DO THIS ->
Go through the data below. Pull out every line that has the word "code".

══ DATA EXCERPTS ══

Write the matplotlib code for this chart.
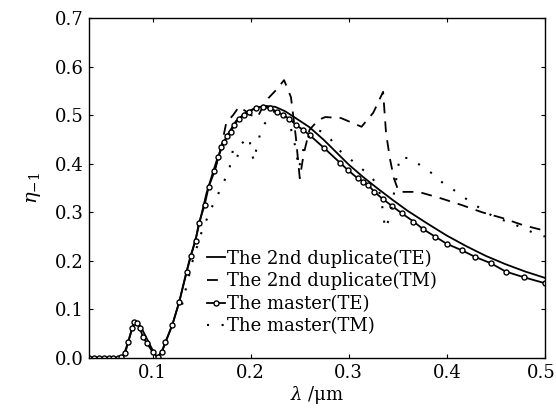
import numpy as np
import matplotlib
matplotlib.use("Agg")
import matplotlib.pyplot as plt
import matplotlib.transforms as mtransforms

plt.rcParams['font.family'] = 'DejaVu Serif'
plt.rcParams['mathtext.fontset'] = 'dejavuserif'

# The master (TE) -- sampled points, drawn with open circles
lam_m_te = [0.035, 0.040, 0.045, 0.050, 0.055, 0.060, 0.065, 0.068, 0.072, 0.075,
            0.079, 0.081, 0.084, 0.087, 0.090, 0.094, 0.100, 0.105, 0.109, 0.113,
            0.120, 0.127, 0.1345, 0.1386, 0.1437, 0.147, 0.153, 0.157, 0.163, 0.167,
            0.170, 0.173, 0.176, 0.180, 0.183, 0.188, 0.193, 0.198, 0.205, 0.212,
            0.220, 0.227, 0.233, 0.239, 0.246, 0.253, 0.260, 0.275, 0.291, 0.299,
            0.309, 0.315, 0.320, 0.326, 0.335, 0.344, 0.354, 0.366, 0.376, 0.388,
            0.400, 0.415, 0.429, 0.445, 0.460, 0.479, 0.500]
eta_m_te = [0.0, 0.0, 0.0, 0.0, 0.0, 0.0, 0.0, 0.002, 0.010, 0.033,
            0.062, 0.074, 0.072, 0.062, 0.043, 0.031, 0.012, 0.002, 0.012, 0.033,
            0.068, 0.115, 0.178, 0.210, 0.241, 0.277, 0.315, 0.352, 0.384, 0.414,
            0.435, 0.445, 0.456, 0.466, 0.480, 0.492, 0.500, 0.506, 0.515, 0.517,
            0.514, 0.507, 0.500, 0.493, 0.480, 0.470, 0.459, 0.432, 0.402, 0.387,
            0.370, 0.363, 0.356, 0.342, 0.327, 0.313, 0.298, 0.281, 0.265, 0.250,
            0.235, 0.222, 0.208, 0.195, 0.178, 0.166, 0.154]

# The 2nd duplicate (TE)
lam_d_te = [0.035, 0.065, 0.070, 0.075, 0.080, 0.084, 0.088, 0.092, 0.097, 0.102,
            0.105, 0.110, 0.115, 0.120, 0.127, 0.135, 0.145, 0.155, 0.165, 0.175,
            0.185, 0.195, 0.205, 0.215, 0.225, 0.235, 0.245, 0.260, 0.275, 0.290,
            0.300, 0.315, 0.330, 0.345, 0.360, 0.380, 0.400, 0.420, 0.440, 0.460,
            0.480, 0.500]
eta_d_te = [0.0, 0.0, 0.004, 0.033, 0.066, 0.074, 0.064, 0.048, 0.028, 0.008,
            0.002, 0.016, 0.042, 0.068, 0.115, 0.180, 0.255, 0.340, 0.405, 0.455,
            0.488, 0.505, 0.515, 0.519, 0.517, 0.508, 0.495, 0.475, 0.448, 0.418,
            0.398, 0.372, 0.348, 0.325, 0.303, 0.277, 0.252, 0.230, 0.210, 0.193,
            0.178, 0.165]

# The 2nd duplicate (TM)
lam_d_tm = [0.163, 0.170, 0.175, 0.182, 0.188, 0.195, 0.200, 0.207, 0.213, 0.218,
            0.226, 0.234, 0.241, 0.246, 0.250, 0.254, 0.260, 0.269, 0.276, 0.292,
            0.313, 0.325, 0.335, 0.338, 0.342, 0.346, 0.351, 0.371, 0.392, 0.415,
            0.436, 0.457, 0.477, 0.500]
eta_d_tm = [0.384, 0.435, 0.484, 0.500, 0.517, 0.508, 0.500, 0.496, 0.520, 0.535,
            0.552, 0.572, 0.537, 0.455, 0.370, 0.420, 0.470, 0.490, 0.496, 0.494,
            0.476, 0.505, 0.548, 0.463, 0.410, 0.370, 0.342, 0.342, 0.330, 0.315,
            0.300, 0.288, 0.274, 0.262]

# The master (TM)
lam_m_tm = [0.130, 0.140, 0.150, 0.159, 0.165, 0.172, 0.178, 0.182, 0.186, 0.190,
            0.198, 0.203, 0.208, 0.212, 0.219, 0.225, 0.232, 0.238, 0.242, 0.246,
            0.249, 0.254, 0.260, 0.267, 0.274, 0.282, 0.290, 0.300, 0.311, 0.321,
            0.328, 0.333, 0.337, 0.342, 0.347, 0.352, 0.364, 0.374, 0.385, 0.395,
            0.407, 0.418, 0.429, 0.440, 0.449, 0.460, 0.470, 0.487, 0.500]
eta_m_tm = [0.110, 0.195, 0.260, 0.305, 0.330, 0.360, 0.387, 0.430, 0.412, 0.440,
            0.455, 0.405, 0.450, 0.476, 0.496, 0.510, 0.505, 0.490, 0.465, 0.430,
            0.390, 0.432, 0.460, 0.470, 0.465, 0.449, 0.428, 0.412, 0.393, 0.377,
            0.360, 0.330, 0.266, 0.290, 0.350, 0.414, 0.410, 0.395, 0.380, 0.362,
            0.346, 0.330, 0.315, 0.300, 0.290, 0.282, 0.274, 0.259, 0.250]

xticks = [0.1, 0.2, 0.3, 0.4, 0.5]
xtick_labels = ['0.1', '0.2', '0.3', '0.4', '0.5']
yticks = [0.0, 0.1, 0.2, 0.3, 0.4, 0.5, 0.6, 0.7]
ytick_labels = ['0.0', '0.1', '0.2', '0.3', '0.4', '0.5', '0.6', '0.7']

fig = plt.figure(figsize=(5.56, 4.08), dpi=100)
ax = fig.add_axes([0.160, 0.1225, 0.820, 0.8335])

ax.plot(lam_d_te, eta_d_te, '-', color='black', lw=1.3,
        label='The 2nd duplicate(TE)')
ax.plot(lam_d_tm, eta_d_tm, color='black', lw=1.3, linestyle=(0, (6, 4.5)),
        label='The 2nd duplicate(TM)')
ax.plot(lam_m_te, eta_m_te, '-', color='black', lw=1.3, marker='o',
        markersize=3.6, markerfacecolor='white', markeredgewidth=1.0,
        label='The master(TE)')
ax.plot(lam_m_tm, eta_m_tm, color='black', lw=1.5, linestyle=(0, (1, 6)),
        label='The master(TM)')

ax.set_xlim(0.035, 0.5)
ax.set_ylim(0.0, 0.7)
ax.set_xticks(xticks)
ax.set_xticklabels(xtick_labels)
ax.set_yticks(yticks)
ax.set_yticklabels(ytick_labels)
ax.tick_params(direction='in', top=True, right=True, length=3, width=0.8,
               labelsize=13, pad=4)
for s in ax.spines.values():
    s.set_linewidth(1.0)

# nudge the last x label so it stays inside the canvas
last = ax.get_xticklabels()[-1]
last.set_transform(last.get_transform() +
                   mtransforms.ScaledTranslation(-4 / 100, 0, fig.dpi_scale_trans))

ax.set_xlabel(r'$\lambda$ /μm', fontsize=13, labelpad=2)
ax.set_ylabel(r'$\eta_{-1}$', fontsize=14, labelpad=8)

leg = ax.legend(loc='lower left', bbox_to_anchor=(0.24, 0.04), frameon=False,
                fontsize=13, handlelength=1.0, handletextpad=0.1,
                labelspacing=0.25, borderpad=0.0)

fig.savefig('out.png', dpi=100)
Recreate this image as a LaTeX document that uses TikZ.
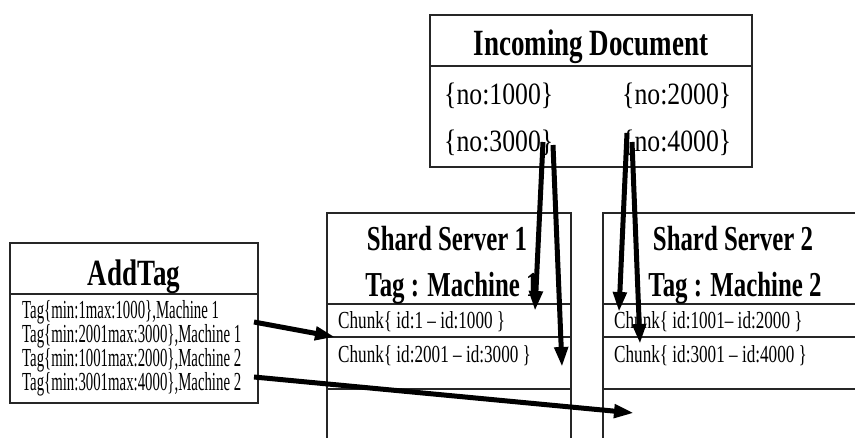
\documentclass[tikz,border=0pt]{standalone}
\usepackage{fontspec}
\setmainfont{Liberation Serif}
\usetikzlibrary{arrows.meta}
\newcommand\narrow[2]{\scalebox{#1}[1]{#2}}
\tikzset{
  frame/.style={line width=1.4pt, draw=black!85},
  txt/.style={inner sep=0pt, anchor=base west},
  ctitle/.style={inner sep=0pt, anchor=base},
  flow/.style={line width=5pt, -{Triangle[length=20pt,width=13pt]}},
}
\newcommand\titletext[1]{\fontsize{37}{37}\selectfont\bfseries\narrow{0.73}{#1}}
\newcommand\shardtext[1]{\fontsize{35}{35}\selectfont\bfseries\narrow{0.71}{#1}}
\newcommand\doctext[1]{\fontsize{31}{31}\selectfont\narrow{0.83}{#1}}
\newcommand\chunktext[1]{\fontsize{24.5}{24.5}\selectfont\narrow{0.70}{#1}}
\newcommand\tagtext[1]{\fontsize{26}{26}\selectfont\narrow{0.57}{#1}}
\begin{document}
\begin{tikzpicture}[x=1pt,y=-1pt]
\useasboundingbox (0,0) rectangle (855,437);

% Incoming document
\draw[frame] (430,15) rectangle (752,167);
\draw[frame] (430,66) -- (752,66);
\node[ctitle] (doctitle) at (591,55) {\titletext{Incoming Document}};
\node[txt] (no1) at (444,104) {\doctext{\{no:1000\}}};
\node[txt] (no2) at (622,104) {\doctext{\{no:2000\}}};
\node[txt] (no3) at (444,151) {\doctext{\{no:3000\}}};
\node[txt] (no4) at (622,151) {\doctext{\{no:4000\}}};

% AddTag table
\draw[frame] (10,243) rectangle (258,403);
\draw[frame] (10,294) -- (258,294);
\node[ctitle] (tagtitle) at (134,285) {\titletext{AddTag}};
\node[txt] (t1) at (22,318) {\tagtext{Tag\{min:1max:1000\},Machine 1}};
\node[txt] (t2) at (22,342) {\tagtext{Tag\{min:2001max:3000\},Machine 1}};
\node[txt] (t3) at (22,366) {\tagtext{Tag\{min:1001max:2000\},Machine 2}};
\node[txt] (t4) at (22,390) {\tagtext{Tag\{min:3001max:4000\},Machine 2}};

% Shard server 1
\draw[frame] (327,440) -- (327,213) -- (571,213) -- (571,440);
\draw[frame] (327,304) -- (571,304);
\draw[frame] (327,337) -- (571,337);
\draw[frame] (327,389) -- (571,389);
\node[ctitle] (s1a) at (447,250) {\shardtext{Shard Server 1}};
\node[ctitle] (s1b) at (452,296) {\shardtext{Tag : Machine 1}};
\node[txt] (c11) at (338,328) {\chunktext{Chunk\{ id:1 -- id:1000 \}}};
\node[txt] (c12) at (338,362) {\chunktext{Chunk\{ id:2001 -- id:3000 \}}};

% Shard server 2
\draw[frame] (603,440) -- (603,213) -- (860,213);
\draw[frame] (603,304) -- (860,304);
\draw[frame] (603,337) -- (860,337);
\draw[frame] (603,389) -- (860,389);
\node[ctitle] (s2a) at (733,250) {\shardtext{Shard Server 2}};
\node[ctitle] (s2b) at (735,296) {\shardtext{Tag : Machine 2}};
\node[txt] (c21) at (614,328) {\chunktext{Chunk\{ id:1001-- id:2000 \}}};
\node[txt] (c22) at (614,362) {\chunktext{Chunk\{ id:3001 -- id:4000 \}}};

% connector end points
\coordinate (a1s) at (543,142);
\coordinate (a1e) at (535,311);
\coordinate (a2s) at (553,145);
\coordinate (a2e) at (562,367);
\coordinate (a3s) at (627,133);
\coordinate (a3e) at (619,312);
\coordinate (a4s) at (632,142);
\coordinate (a4e) at (640,344);
\coordinate (a5s) at (254,322);
\coordinate (a5e) at (335,337);
\coordinate (a6s) at (254,377);
\coordinate (a6e) at (634,413);

\draw[flow] (a1s) -- (a1e);
\draw[flow] (a2s) -- (a2e);
\draw[flow] (a3s) -- (a3e);
\draw[flow] (a4s) -- (a4e);
\draw[flow] (a5s) -- (a5e);
\draw[flow] (a6s) -- (a6e);
\end{tikzpicture}
\end{document}
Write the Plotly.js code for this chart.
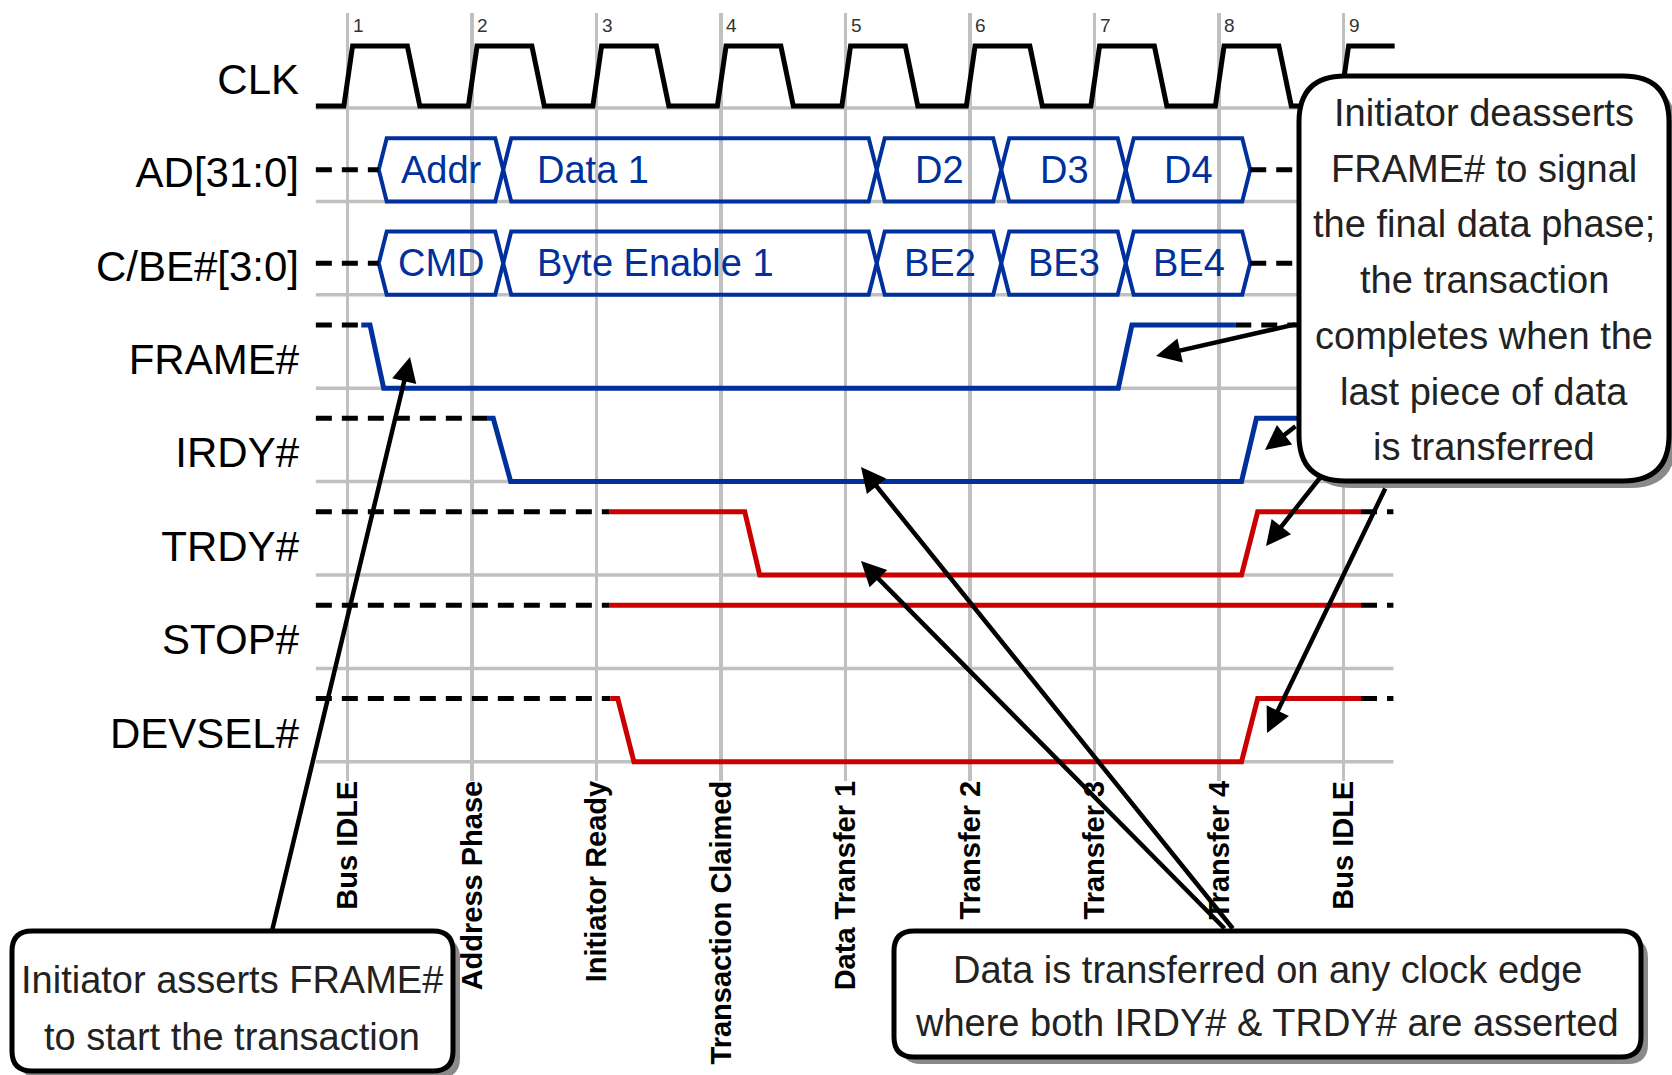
<!DOCTYPE html>
<html><head><meta charset="utf-8">
<script src="https://cdn.plot.ly/plotly-3.0.1.min.js"></script>
<style>html,body{margin:0;padding:0;background:#fff;} #chart{width:1672px;height:1075px;}</style>
</head><body><div id="chart"></div>
<script>
// ---------------- data ----------------
const cycles = [1, 2, 3, 4, 5, 6, 7, 8, 9];
const phaseLabels = ['Bus IDLE', 'Address Phase', 'Initiator Ready', 'Transaction Claimed',
  'Data Transfer 1', 'Transfer 2', 'Transfer 3', 'Transfer 4', 'Bus IDLE'];
const signalNames = ['CLK', 'AD[31:0]', 'C/BE#[3:0]', 'FRAME#', 'IRDY#', 'TRDY#', 'STOP#', 'DEVSEL#'];

// clock waveform: times (clock units) and levels (0 low / 1 high)
const clkT = [0.745,
  0.97, 1.04, 1.48, 1.58,
  1.97, 2.04, 2.48, 2.58,
  2.97, 3.04, 3.48, 3.58,
  3.97, 4.04, 4.48, 4.58,
  4.97, 5.04, 5.48, 5.58,
  5.97, 6.04, 6.48, 6.58,
  6.97, 7.04, 7.48, 7.58,
  7.97, 8.04, 8.48, 8.58,
  8.97, 9.04, 9.41];
const clkV = [0,
  0, 1, 1, 0,
  0, 1, 1, 0,
  0, 1, 1, 0,
  0, 1, 1, 0,
  0, 1, 1, 0,
  0, 1, 1, 0,
  0, 1, 1, 0,
  0, 1, 1, 0,
  0, 1, 1];

// multiplexed buses: segment boundaries (clock units) and segment labels
const busEdges = [1.25, 2.25, 5.25, 6.25, 7.25, 8.25];
const adLabels = ['Addr', 'Data 1', 'D2', 'D3', 'D4'];
const cbeLabels = ['CMD', 'Byte Enable 1', 'BE2', 'BE3', 'BE4'];

// control signals: driven waveform times and levels (1 = deasserted/high)
const frameT = [1.11, 1.18, 1.29, 7.19, 7.30, 8.13];
const frameV = [1, 1, 0, 0, 1, 1];
const irdyT = [2.12, 2.17, 2.31, 8.18, 8.30, 9.14];
const irdyV = [1, 1, 0, 0, 1, 1];
const trdyT = [3.10, 4.19, 4.31, 8.18, 8.31, 9.14];
const trdyV = [1, 1, 0, 0, 1, 1];
const stopT = [3.10, 9.14];
const stopV = [1, 1];
const devselT = [3.11, 3.17, 3.30, 8.18, 8.31, 9.14];
const devselV = [1, 1, 0, 0, 1, 1];
const traceStart = 0.745, traceEnd = 9.40;

const noteStart = ['Initiator asserts FRAME#', 'to start the transaction'];
const noteFinal = ['Initiator deasserts', 'FRAME# to signal', 'the final data phase;', 'the transaction',
  'completes when the', 'last piece of data', 'is transferred'];
const noteTransfer = ['Data is transferred on any clock edge', 'where both IRDY# & TRDY# are asserted'];

// ---------------- layout helpers ----------------
const W = 1672, H = 1075, L = 300, T = 13, B = 781;
const Y0 = 108, PITCH = 93.4, CLK0 = 347.6, CLKW = 124.5;
const AMP = 0.677;
const BLUE = '#00309c', RED = '#cc0000', GRAY = '#c0c0c0';
const FONT = 'Liberation Sans, Arial, sans-serif';
const px = x => (x - L) / (W - L);
const py = y => (B - y) / (B - T);
const yPix = y => (y - Y0) / PITCH;

const traces = [];
// gray baselines
{
  const x = [], y = [];
  signalNames.forEach((_, i) => { x.push(traceStart, traceEnd, null); y.push(i, i, null); });
  traces.push({x, y, mode: 'lines', line: {color: GRAY, width: 3.5}});
}
// clock
traces.push({x: clkT, y: clkV.map(v => v ? yPix(46) : yPix(106)), mode: 'lines',
  line: {color: '#000', width: 5}});

// buses
const D = 8 / CLKW;
function bus(row, labels) {
  const top = row - AMP, bot = row, mid = row - AMP / 2;
  const x = [], y = [];
  for (let j = 0; j < labels.length; j++) {
    const t0 = busEdges[j], t1 = busEdges[j + 1];
    x.push(t0, t0 + D, t1 - D, t1, t1 - D, t0 + D, t0, null);
    y.push(mid, top, top, mid, bot, bot, mid, null);
  }
  traces.push({x, y, mode: 'lines', line: {color: BLUE, width: 4}});
  traces.push({x: [traceStart, busEdges[0], null, busEdges[busEdges.length - 1], traceEnd],
    y: [mid, mid, null, mid, mid], mode: 'lines', line: {color: '#000', width: 5, dash: '16px,10px'}});
}
bus(1, adLabels);
bus(2, cbeLabels);

// control signals
function ctrl(row, t, v, color) {
  const hi = row - AMP;
  traces.push({x: [traceStart, t[0], null, t[t.length - 1], traceEnd], y: [hi, hi, null, hi, hi],
    mode: 'lines', line: {color: '#000', width: 5, dash: '16px,10px'}});
  traces.push({x: t, y: v.map(s => row - s * AMP), mode: 'lines', line: {color, width: 5}});
}
ctrl(3, frameT, frameV, BLUE);
ctrl(4, irdyT, irdyV, BLUE);
ctrl(5, trdyT, trdyV, RED);
ctrl(6, stopT, stopV, RED);
ctrl(7, devselT, devselV, RED);

const annotations = [];
// bus labels
function busText(row, labels) {
  labels.forEach((txt, j) => {
    const t0 = busEdges[j], t1 = busEdges[j + 1];
    const long = (t1 - t0) > 1.5;
    annotations.push({xref: 'x', yref: 'y', x: long ? t0 : (t0 + t1) / 2, xshift: long ? 32 : 1,
      y: row - AMP / 2, text: txt, showarrow: false, xanchor: long ? 'left' : 'center', yanchor: 'middle',
      font: {family: FONT, size: 38, color: BLUE}});
  });
}
busText(1, adLabels);
busText(2, cbeLabels);
// clock numbers
cycles.forEach(c => annotations.push({xref: 'x', yref: 'y', x: c, xshift: 3, y: yPix(25), text: String(c),
  showarrow: false, xanchor: 'left', yanchor: 'middle', font: {family: FONT, size: 19, color: '#333'}}));

// callouts
const shapes = [];
function rr(x0, y0, x1, y1, r) {
  const P = (a, b) => px(a) + ',' + py(b);
  return 'M' + P(x0 + r, y0) + 'L' + P(x1 - r, y0) + 'Q' + P(x1, y0) + ' ' + P(x1, y0 + r) +
    'L' + P(x1, y1 - r) + 'Q' + P(x1, y1) + ' ' + P(x1 - r, y1) + 'L' + P(x0 + r, y1) +
    'Q' + P(x0, y1) + ' ' + P(x0, y1 - r) + 'L' + P(x0, y0 + r) + 'Q' + P(x0, y0) + ' ' + P(x0 + r, y0) + 'Z';
}
function callout(x0, y0, x1, y1, r, lines, cx, ly0, lstep) {
  shapes.push({type: 'path', xref: 'paper', yref: 'paper', layer: 'above', path: rr(x0 + 7, y0 + 7, x1 + 7, y1 + 7, r),
    fillcolor: '#8a8a8a', line: {width: 0}});
  shapes.push({type: 'path', xref: 'paper', yref: 'paper', layer: 'above', path: rr(x0, y0, x1, y1, r),
    fillcolor: '#fff', line: {color: '#000', width: 5}});
  lines.forEach((t, j) => annotations.push({xref: 'paper', yref: 'paper', x: px(cx), y: py(ly0 + j * lstep),
    text: t, showarrow: false, xanchor: 'center', yanchor: 'middle', font: {family: FONT, size: 38, color: '#222'}}));
}
callout(1299, 76, 1669, 481, 46, noteFinal, 1484, 113, 55.7);
callout(12, 931, 453, 1071, 20, noteStart, 232, 980, 56.7);
callout(894, 931, 1641, 1057, 20, noteTransfer, 1267, 970, 53);

function arrow(tx, ty, hx, hy) {
  annotations.push({xref: 'paper', yref: 'paper', x: px(hx), y: py(hy), ax: tx - hx, ay: ty - hy,
    axref: 'pixel', ayref: 'pixel', text: '', showarrow: true, arrowhead: 2, arrowsize: 1.1,
    arrowwidth: 4.5, arrowcolor: '#000', standoff: 0, startstandoff: 0});
}
arrow(272, 931, 410, 357);
arrow(1297, 324, 1156, 356);
arrow(1297, 425, 1265, 450);
arrow(1323, 474, 1266, 546);
arrow(1386, 487, 1267, 733);
arrow(1234, 930, 861, 467);
arrow(1226, 930, 861, 561);

const layout = {
  width: W, height: H, margin: {l: L, r: 0, t: T, b: H - B, pad: 0},
  paper_bgcolor: '#fff', plot_bgcolor: '#fff', showlegend: false, hovermode: false,
  xaxis: {range: [1 - (CLK0 - L) / CLKW, 1 + (W - CLK0) / CLKW], tickvals: cycles, ticktext: phaseLabels,
    tickangle: -90, tickfont: {family: FONT, size: 29, color: '#000', weight: 'bold'}, ticklabelstandoff: -7,
    showgrid: true, gridcolor: GRAY, gridwidth: 3.5, zeroline: false, showline: false, ticks: ''},
  yaxis: {range: [(B - Y0) / PITCH, (T - Y0) / PITCH], tickvals: signalNames.map((_, i) => i - 0.31),
    ticktext: signalNames, tickfont: {family: FONT, size: 42, color: '#000'},
    showgrid: false, zeroline: false, showline: false, ticks: ''},
  shapes, annotations
};
Plotly.newPlot('chart', traces, layout, {staticPlot: true, displayModeBar: false});
</script></body></html>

═══

FINAL RESULT ->
Write the matplotlib code for this chart.
Write the Plotly.js code for this chart.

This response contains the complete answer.